It was one of my more brilliant parenting moments (and I promise there are plenty less than brilliant ones to make up for it). When my oldest was about 2, he started to show a tendency to get frustrated with himself very easily. If he was playing with something and it wasn't doing exactly what he wanted or something broke or got stuck, he would start to huff and puff and get closer to a fit. One time I reminded him he had two options - fix it, or ask for help. The huffing and puffing did nothing to get rid of his problem.
It became a refrain in our family. As he got older, he would even (begrudgingly) say it when we asked him what his choices were. Action figure keeps tipping over? Fix it or ask for help. Shoe won't stay on? Fix it or ask for help. In adult language, take charge and do something to move the issue forward. It does no good to stay in a place of frustration and expect results to magically change. That one sentence stopped more fits in their tracks than anything else we did. It's also one of the better life lessons we've managed to reinforce.
Now that our second is two, we're starting to use the phrase again and it made me think about the issues I see pop up in my business and in the businesses of my clients. We go through all sorts of complicated problem solving and discussion points, but I have been thinking that it really boils down to the advice my seven year old could give from lots of good experience: Fix it or ask for help.
Here are the two major lessons I've been pulling out of that simple sentence lately:
Fix it can mean a lot of different things
Whatever your issue, the solution can vary significantly.
- Get more information - You can do this by finding new data that gives you the ability to make better choices. You can learn new skills. You can gather clues from other people's past experiences. You can find a resource or widget that makes everything so much easier.
- Pros - You build your toolbox. Next time a similar problem pops up, you're more likely to tackle it effectively and efficiently.
- Cons - This is the biggest liar of all the options. Procrastination hides here. Self doubt uses this as a cover. Business owners will pop up a tent and camp out so that they can feel productive without having to hold themselves accountable for actual results or changes. It's the best spot to hold on to your fear and hunker down for the long haul. Which means no progress, no solution, and no money.
- Ignore it - I'm being very, very serious here. We decide things are a problem that we can often just pass over. If you can just decide that it really doesn't matter, the problem goes away.
- Pros - The absolute minimum amount of time and frustration spent to solve the problem. This is how I handled my Twitter dilemma. I couldn't put my finger on how to engage meaningfully with my ideal clients on that platform. When I realized my time was better spent elsewhere, the problem vanished, along with the stress and guilt.
- Cons - Sometimes things just really do matter. Business owners will do this and claim with bravado that they don't let the little things bother them or that's [insert issue like monitoring cash flow or marketing analytics] is just not their strength so they don't bother....except business doesn't care if you stink at something important by nature of omission. The consequences are still coming for you.

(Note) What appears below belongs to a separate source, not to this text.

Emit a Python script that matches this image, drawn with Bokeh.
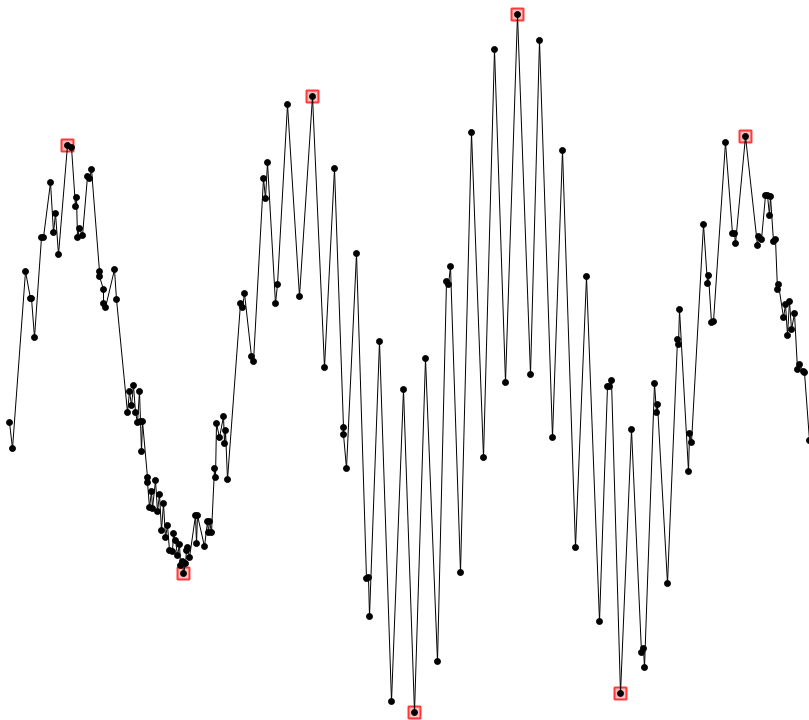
from bokeh.plotting import figure
from bokeh.models import Range1d
from bokeh.embed import file_html
from bokeh.resources import INLINE

# Signal samples (x position, y level; y axis grows downward as in the picture)
xs = [9, 12, 25, 30, 31, 34, 41, 43, 50, 53, 55, 58, 67, 71, 75, 76, 77, 79, 82, 87, 89, 91,
      99, 99, 103, 103, 105, 114, 116, 127, 129, 131, 133, 135, 137, 139, 140, 141, 142,
      147, 147, 149, 151, 152, 155, 157, 159, 161, 163, 165, 167, 169, 172, 173, 175, 177,
      179, 180, 182, 183, 185, 186, 187, 189, 195, 196, 197, 204, 207, 208, 209, 211,
      214, 215, 216, 219, 223, 224, 225, 227, 240, 242, 244, 251, 253, 263, 265, 267,
      275, 277, 287, 299, 312, 324, 334, 343, 343, 346, 356, 366, 368, 369, 379, 391,
      403, 414, 425, 437, 446, 448, 450, 460, 471, 483, 494, 505, 517, 530, 539, 552,
      562, 575, 586, 599, 607, 609, 611, 620, 631, 641, 643, 644, 654, 656, 657, 667,
      677, 678, 679, 688, 689, 691, 703, 707, 708, 711, 713, 725, 732, 734, 735, 745,
      757, 758, 761, 765, 767, 769, 770, 773, 775, 777, 778, 783, 785, 787, 789, 791,
      794, 797, 799, 803, 804, 809]
ys = [422, 448, 271, 298, 298, 337, 237, 237, 182, 232, 213, 254, 145, 147, 206, 197, 237, 228, 235, 176, 178, 169,
      271, 276, 289, 303, 307, 269, 299, 412, 391, 405, 385, 412, 422, 391, 421, 451, 421,
      477, 482, 507, 491, 508, 480, 511, 494, 530, 503, 537, 525, 550, 551, 533, 540, 555,
      544, 565, 561, 573, 563, 550, 547, 557, 515, 543, 515, 546, 521, 532, 521, 532,
      468, 477, 423, 437, 416, 443, 430, 479, 303, 307, 293, 356, 361, 178, 198, 162,
      303, 284, 104, 296, 96, 367, 168, 427, 434, 468, 253, 578, 577, 616, 341, 701,
      389, 712, 358, 661, 281, 284, 266, 572, 132, 457, 49, 382, 14, 374, 40, 437,
      150, 547, 276, 621, 386, 386, 380, 693, 429, 652, 648, 667, 383, 412, 404, 583,
      339, 344, 309, 471, 433, 442, 224, 283, 275, 322, 321, 142, 233, 233, 243, 136,
      245, 236, 239, 195, 195, 215, 196, 241, 239, 289, 284, 317, 304, 335, 301, 329,
      313, 369, 364, 371, 372, 440]

# Highlighted extrema (by x position)
extrema_x = [67, 183, 312, 414, 517, 620, 745]
extrema_y = [ys[xs.index(v)] for v in extrema_x]

p = figure(width=809, height=720, output_backend="svg", toolbar_location=None,
           x_range=Range1d(0, 809), y_range=Range1d(720, 0), min_border=0)
p.axis.visible = False
p.grid.visible = False
p.outline_line_color = None
p.background_fill_color = "white"
p.border_fill_color = "white"

p.scatter(extrema_x, extrema_y, marker="square", size=12, fill_color="red", fill_alpha=0.25,
          line_color="red", line_width=2, line_alpha=0.75)
p.line(xs, ys, line_color="black", line_width=1)
p.scatter(xs, ys, marker="circle", size=6, fill_color="black", line_color="black")

open("out.html", "w").write(file_html(p, INLINE))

Make sure they're worth it before you decide to let whatever it is fall by the wayside.
- Brainstorm, tweak, and try again - You may be close and just need to adjust. If you think you have the info and skills you need, take the time to step back and analyze and then try again.
- Pros - Most solutions don't happen the first time. Perseverance is a necessity in business and using time and patience to look at what's worked and what you could change is a skill worth developing.
- Cons - It can create a downward spiral. If you're too stubborn to admit you don't have the necessary data points to find where you need to make changes, you'll get stuck here, get even more frustrated, and keep throwing more and more desperate solutions at the problem. This is the easiest way to let the "sunk costs" hang up hold you back and drain your bank account or patience to zero while pushing the income making solution further and further away.
Asking for help can look very different, too.
Once you've tried fix it for a while or in a couple different ways, you need to realize that it's likely not going to change without help. If you haven't figured X, Y, or Z out so far, why is the next time going to be any different? That's when you need to make a call to ask for help.
- Find someone who has gone through it - You may just be missing a little insight or a few ideas of what worked for them. This is why good, skilled, like minded business buddies are so essential for a wedding business owner who wants to continually grow and be happy about it. (Like our Facebook groups for wedding businesses or indie bridal designers)
- Bring in a coach - Coaches are different than buddies. If a buddy's advice makes sense but you still aren't seeing results, you need the clarity, expertise, and accountability of a coach to push you forward and help you apply solutions in a way that exactly fit you, your business, and your needed results for the current problem.
- Bring on an expert - For certain problems, you may be better off paying someone to handle it. It's not my go-to solution, but it's an essential one. If your Facebook ads just aren't making it and you would rather delegate than have a Facebook Ad coach show you how to rock them yourself, hire an Ad manager. You can't tackle everything and you shouldn't try. The trick is identifying when you're needed in the solution and when you're better off handing it over and moving on to where your focus is more valuable.
So whatever is popping up in your daily life or business that has you up against the wall or ready to kick your feet in frustration, take the time to sit back and settle on your next move. Will you fix it? Or do you need to ask for help? Both move you or your business forward.